But it wasn’t always this way. At many points over the decades, local musicians sensed the need to depart to more mature music-biz capitals like Hollywood, New York, or Nashville to make their recordings. Sure, by the 1940s Seattle & Portland each had a few studios emerging – & by the 1950s and ‘60s some of them began producing the occasional hit record, & by the 1980s-‘90s Grunge Rock uprising some of our studios & engineers even forged a powerful aural aesthetic that wowed the world.
But, way-back-when – at the very dawn of the recording industry – the Northwest had no sound studios whatsoever. So, it was pretty big news when one of the town’s top dance-bands did get a chance to cut a disc that would be released by a major label.
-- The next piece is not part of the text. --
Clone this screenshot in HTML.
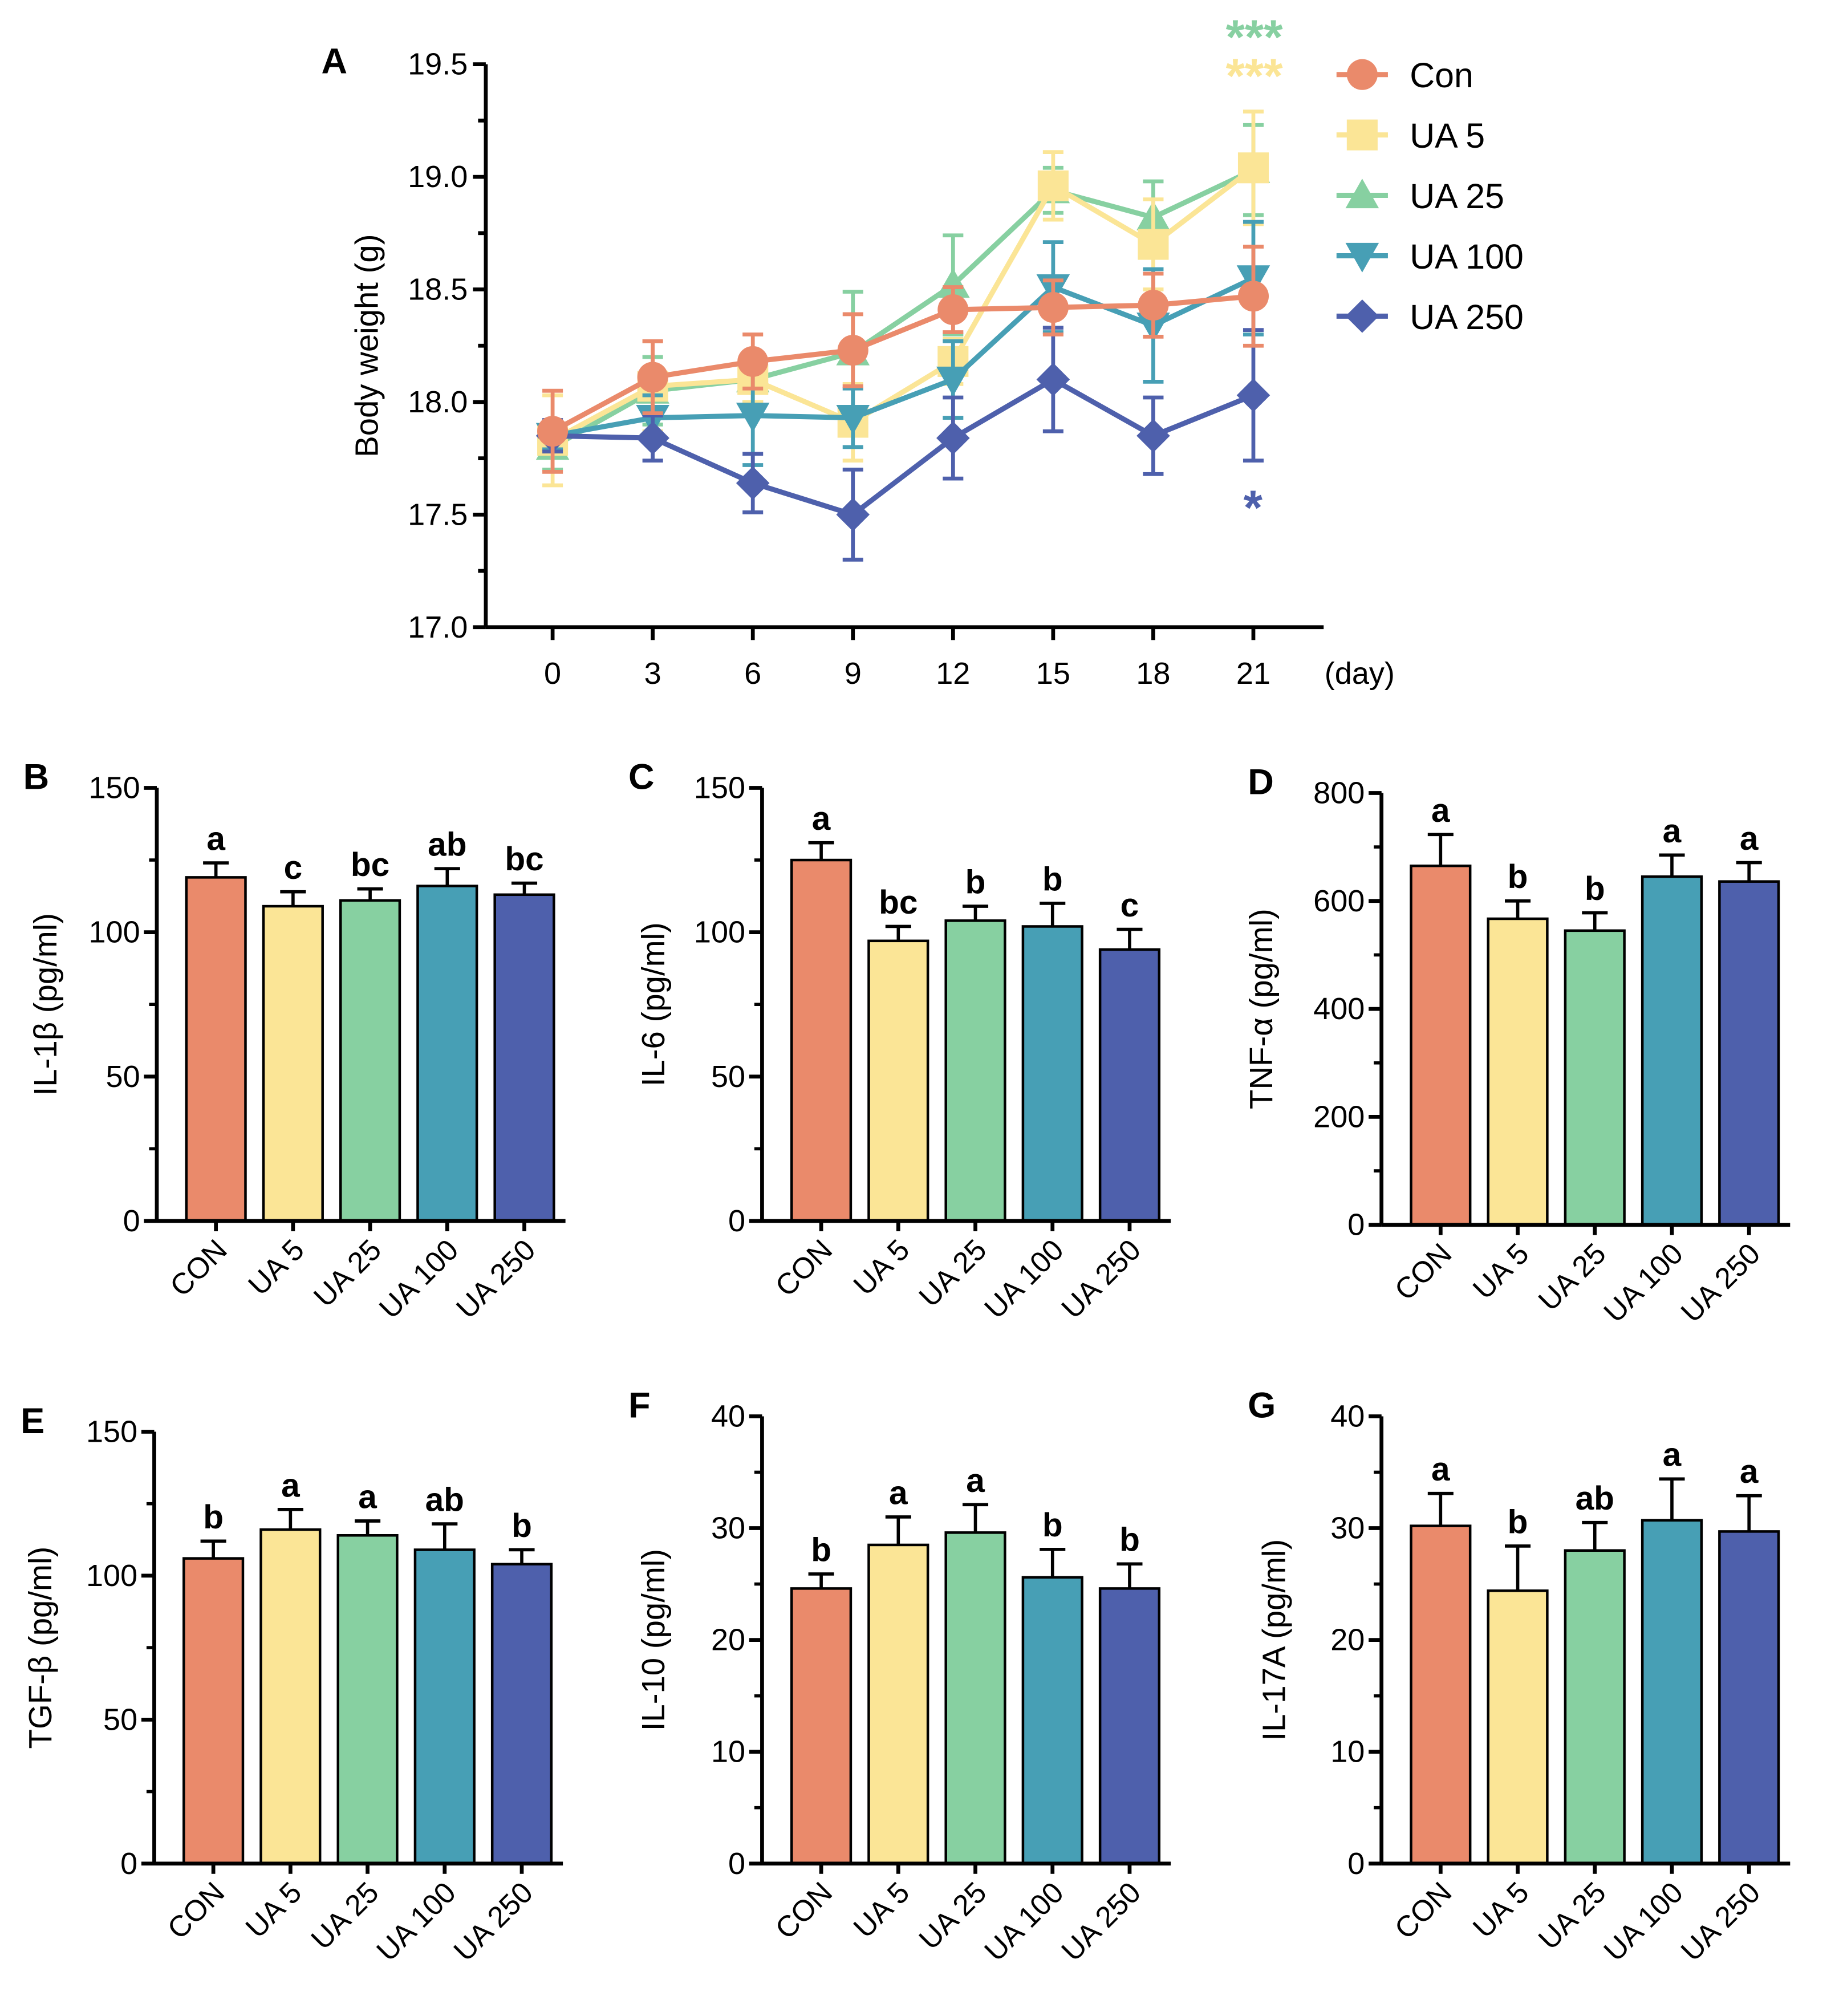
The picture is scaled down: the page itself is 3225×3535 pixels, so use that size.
<!DOCTYPE html>
<html><head><meta charset="utf-8"><style>
html,body{margin:0;padding:0;background:#fff}
svg{display:block;font-family:"Liberation Sans",Arial,sans-serif}
</style></head><body>
<svg id="fig" xmlns="http://www.w3.org/2000/svg" width="3225" height="3535" viewBox="0 0 1431 1568.6"></svg>
<script>
const NS="http://www.w3.org/2000/svg";
const svg=document.getElementById('fig');
// ---- Panel A data ----
const days=[0,3,6,9,12,15,18,21];
const seriesNames=["Con","UA 5","UA 25","UA 100","UA 250"];
const conVals=[17.87,18.11,18.18,18.23,18.41,18.42,18.43,18.47];
const conErr=[0.18,0.16,0.12,0.16,0.10,0.12,0.14,0.22];
const ua5Vals=[17.83,18.07,18.10,17.91,18.18,18.96,18.70,19.04];
const ua5Err=[0.20,0.20,0.10,0.17,0.10,0.15,0.20,0.25];
const ua25Vals=[17.80,18.05,18.10,18.22,18.52,18.94,18.82,19.03];
const ua25Err=[0.10,0.15,0.10,0.27,0.22,0.10,0.16,0.20];
const ua100Vals=[17.85,17.93,17.94,17.93,18.10,18.51,18.34,18.55];
const ua100Err=[0.06,0.10,0.22,0.13,0.17,0.20,0.25,0.25];
const ua250Vals=[17.85,17.84,17.64,17.50,17.84,18.10,17.85,18.03];
const ua250Err=[0.07,0.10,0.13,0.20,0.18,0.23,0.17,0.29];
const yTicksA=[17.0,17.5,18.0,18.5,19.0,19.5];
// ---- Bar panel data ----
const groups=["CON","UA 5","UA 25","UA 100","UA 250"];
const il1bVals=[119,109,111,116,113], il1bErr=[5,5,4,6,4], il1bLet=["a","c","bc","ab","bc"];
const il6Vals=[125,97,104,102,94], il6Err=[6,5,5,8,7], il6Let=["a","bc","b","b","c"];
const tnfVals=[665,567,545,645,636], tnfErr=[58,33,33,40,35], tnfLet=["a","b","b","a","a"];
const tgfVals=[106,116,114,109,104], tgfErr=[6,7,5,9,5], tgfLet=["b","a","a","ab","b"];
const il10Vals=[24.6,28.5,29.6,25.6,24.6], il10Err=[1.3,2.5,2.5,2.5,2.2], il10Let=["b","a","a","b","b"];
const il17Vals=[30.2,24.4,28.0,30.7,29.7], il17Err=[2.9,4.0,2.5,3.7,3.2], il17Let=["a","b","ab","a","a"];
const ticks150=[0,50,100,150], ticks800=[0,200,400,600,800], ticks40=[0,10,20,30,40];

const colors=["#EA8A6B","#FBE596","#87D0A1","#479FB5","#4E60AC"];

function el(tag,attrs,parent){const e=document.createElementNS(NS,tag);for(const k in attrs)e.setAttribute(k,attrs[k]);(parent||svg).appendChild(e);return e;}
function txt(s,attrs,parent){const e=el('text',attrs,parent);e.textContent=s;return e;}

// ===== Panel A =====
const gA=el('g',{});


const ax0=378, ay0=488, ayTop=50, ymin=17, ymax=19.5;
const yA=v=>ay0-(v-ymin)/(ymax-ymin)*(ay0-ayTop);
const xA=d=>430+d/3*77.9;
el('line',{x1:ax0,y1:ayTop,x2:ax0,y2:ay0,stroke:'#000','stroke-width':3},gA);
el('line',{x1:ax0,y1:ay0,x2:1030,y2:ay0,stroke:'#000','stroke-width':3},gA);
yTicksA.forEach(t=>{el('line',{x1:ax0-10,y1:yA(t),x2:ax0,y2:yA(t),stroke:'#000','stroke-width':3},gA);
 const l=txt(t.toFixed(1),{x:ax0-14,y:yA(t)+8,'text-anchor':'end','font-size':24},gA);
 });
for(let i=0;i<yTicksA.length-1;i++){const m=(yTicksA[i]+yTicksA[i+1])/2;el('line',{x1:ax0-6,y1:yA(m),x2:ax0,y2:yA(m),stroke:'#000','stroke-width':3},gA);}
days.forEach(d=>{el('line',{x1:xA(d),y1:ay0,x2:xA(d),y2:ay0+10,stroke:'#000','stroke-width':3},gA);
 const l=txt(String(d),{x:xA(d),y:ay0+44,'text-anchor':'middle','font-size':24},gA);
 });
let t=txt('(day)',{x:1058,y:ay0+44,'text-anchor':'middle','font-size':24},gA);

t=txt('Body weight (g)',{x:294,y:269,'text-anchor':'middle','font-size':25,transform:'rotate(-90 294 269)'},gA);

t=txt('A',{x:250,y:57,'font-size':28,'font-weight':'bold'},gA);


function marker(type,cx,cy,c,parent){
 if(type==0) return el('circle',{cx,cy,r:12,fill:c},parent);
 if(type==1) return el('rect',{x:cx-12,y:cy-12,width:24,height:24,fill:c},parent);
 if(type==2) return el('polygon',{points:`${cx},${cy-13} ${cx+13},${cy+10} ${cx-13},${cy+10}`,fill:c},parent);
 if(type==3) return el('polygon',{points:`${cx-13},${cy-10} ${cx+13},${cy-10} ${cx},${cy+13}`,fill:c},parent);
 return el('polygon',{points:`${cx},${cy-13} ${cx+13},${cy} ${cx},${cy+13} ${cx-13},${cy}`,fill:c},parent);
}
const allVals=[conVals,ua5Vals,ua25Vals,ua100Vals,ua250Vals];
const allErr=[conErr,ua5Err,ua25Err,ua100Err,ua250Err];
const drawOrder=[2,1,3,4,0];
drawOrder.forEach(s=>{
 const g=el('g',{},gA);
 
 
 const c=colors[s];
 days.forEach((d,i)=>{const v=allVals[s][i],e=allErr[s][i];
  const x=xA(d);
  el('line',{x1:x,y1:yA(v),x2:x,y2:yA(v+e),stroke:c,'stroke-width':3},g);
  el('line',{x1:x-8,y1:yA(v+e),x2:x+8,y2:yA(v+e),stroke:c,'stroke-width':3},g);
  el('line',{x1:x,y1:yA(v),x2:x,y2:yA(v-e),stroke:c,'stroke-width':3},g);
  el('line',{x1:x-8,y1:yA(v-e),x2:x+8,y2:yA(v-e),stroke:c,'stroke-width':3},g);
 });
 el('polyline',{points:days.map((d,i)=>xA(d)+','+yA(allVals[s][i])).join(' '),fill:'none',stroke:c,'stroke-width':4},g);
 days.forEach((d,i)=>{const m=marker(s,xA(d),yA(allVals[s][i]),c,g);
  });
});
t=txt('***',{x:976,y:42,'text-anchor':'middle','font-size':38,'font-weight':'bold',fill:colors[2]},gA);

t=txt('***',{x:976,y:72,'text-anchor':'middle','font-size':38,'font-weight':'bold',fill:colors[1]},gA);

t=txt('*',{x:975,y:408,'text-anchor':'middle','font-size':38,'font-weight':'bold',fill:colors[4]},gA);

// legend
seriesNames.forEach((n,s)=>{const y=58+s*47;const g=el('g',{},gA);
 
 el('line',{x1:1040,y1:y,x2:1080,y2:y,stroke:colors[s],'stroke-width':4},g);
 marker(s,1060,y,colors[s],g);
 txt(n,{x:1097,y:y+10,'font-size':27},g);});

// ===== Bar panels =====
function barPanel(name,letter,ax,y0,yTop,maxV,ticks,minorStep,vals,errs,lets,title,titleX){
 const g=el('g',{});
 
 
 const y=v=>y0-v/maxV*(y0-yTop);
 const cx=i=>ax+46+i*60;
 vals.forEach((v,i)=>{
  const top=y(v+errs[i]);
  el('line',{x1:cx(i),y1:y(v),x2:cx(i),y2:top,stroke:'#000','stroke-width':2.5},g);
  el('line',{x1:cx(i)-10,y1:top,x2:cx(i)+10,y2:top,stroke:'#000','stroke-width':2.5},g);
  const b=el('rect',{x:cx(i)-23,y:y(v),width:46,height:y0-y(v),fill:colors[i],stroke:'#000','stroke-width':2},g);
  
  
  const l=txt(lets[i],{x:cx(i),y:top-10,'text-anchor':'middle','font-size':26,'font-weight':'bold'},g);
  
  const xl=txt(groups[i],{x:0,y:0,'text-anchor':'end','font-size':23,transform:`translate(${cx(i)+10},${y0+24}) rotate(-45)`},g);
  
 });
 el('line',{x1:ax,y1:yTop,x2:ax,y2:y0,stroke:'#000','stroke-width':3},g);
 el('line',{x1:ax,y1:y0,x2:ax+318,y2:y0,stroke:'#000','stroke-width':3},g);
 for(let v=0;v<=maxV+1e-9;v+=minorStep) el('line',{x1:ax-6,y1:y(v),x2:ax,y2:y(v),stroke:'#000','stroke-width':2.5},g);
 ticks.forEach(tv=>{el('line',{x1:ax-10,y1:y(tv),x2:ax,y2:y(tv),stroke:'#000','stroke-width':3},g);
  const l=txt(String(tv),{x:ax-13,y:y(tv)+8,'text-anchor':'end','font-size':24},g);
  });
 for(let i=0;i<5;i++) el('line',{x1:cx(i),y1:y0,x2:cx(i),y2:y0+8,stroke:'#000','stroke-width':3},g);
 const ym=(y0+yTop)/2;
 const tt=txt(title,{x:titleX,y:ym,'text-anchor':'middle','font-size':25,transform:`rotate(-90 ${titleX} ${ym})`},g);
 
 const pl=txt(letter,{x:ax-104,y:yTop+1,'font-size':28,'font-weight':'bold'},g);
 
}
barPanel('panel-b-il1b','B',122,950,613,150,ticks150,25,il1bVals,il1bErr,il1bLet,'IL-1β (pg/ml)',44);
barPanel('panel-c-il6','C',593,950,613,150,ticks150,25,il6Vals,il6Err,il6Let,'IL-6 (pg/ml)',517);
barPanel('panel-d-tnfa','D',1075,953,617,800,ticks800,100,tnfVals,tnfErr,tnfLet,'TNF-α (pg/ml)',990);
barPanel('panel-e-tgfb','E',120,1450,1114,150,ticks150,25,tgfVals,tgfErr,tgfLet,'TGF-β (pg/ml)',40);
barPanel('panel-f-il10','F',593,1450,1102,40,ticks40,5,il10Vals,il10Err,il10Let,'IL-10 (pg/ml)',517);
barPanel('panel-g-il17a','G',1075,1450,1102,40,ticks40,5,il17Vals,il17Err,il17Let,'IL-17A (pg/ml)',1000);
</script>
</body></html>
That band was the Hotel Butler Orchestra, as led by the irrepressible Victor “Vic” Meyers (1897-1991).
The band had been attracting Seattle’s collegiate dance crowd to their perch at the hotel’s Rose Room (at Second Avenue & James Street). This was at about the midpoint of the Prohibition Era (1916-1933) and the Rose Room was one of the most prominent / infamous speakeasies in Seattle – a place where guys in raccoon coats & their flapper dates danced the foxtrot, & sipped illegal booze well into the wee small hours. But the place was hardly a secret: Seattle’s social/political elite also reportedly enjoyed attending – & Meyers would famously tip everyone off to impending liquor raids by signaling his band to stop playing whatever song they were on & instead shift to the refrain of “How Dry I Am” while all the evidence was poured down kitchen drains. But even though these periodic raids were occasionally successful (with as many as 150 attendees hauled off to jail on one particular night), it took many years for the clampdown to have any real effect.
Meanwhile, it was at the Rose Room where a visiting field agent from the big-time Brunswick record company discovered Meyers’ band one night. It seems he liked what he heard & signed them to a recording contract. Then, it was on June 13, 1923, when The Seattle Daily Times noted that the orchestra “will soon make phonograph records for the Brunswick Company” – & sure enough, that summer a mobile recording crew rolled into town on their first-ever West Coast field trip & set up their gear (valued at a reported $18,000) in the room.
In
essence, that Brunswick team proceeded to conduct, on August 21, 1923, what
would be the very first professional recording session in Seattle’s history.
And the result was the band’s debut single, “Mean Mean Mamma” / “Shake It and
Break It” [Brunswick 2501] – the first of many discs they would record for
Brunswick & various other labels over subsequent years.
For their part, Brunswick promoted the tunes with the typically rosy prose of that era, touting in a sales brochure that: “Meyers and his syncopaters have a distinctive style. The melodies that they develop have a characteristic swing that is most compelling. You will delight at the versatility, harmony, precision and delightful novelties portrayed by this splendid orchestra.”
People were delighted and Meyers & band went on to cut additional toe-tappers for Brunswick, including: “Helen Gone,” “Springtime Rag,” “Heartbroken,” “Burmalone,” “Beets And Turnips,” “Weary Blues,” “Tell Me What To Do,” “Mean Looks,” No Wonder,” & “The Only Only One.”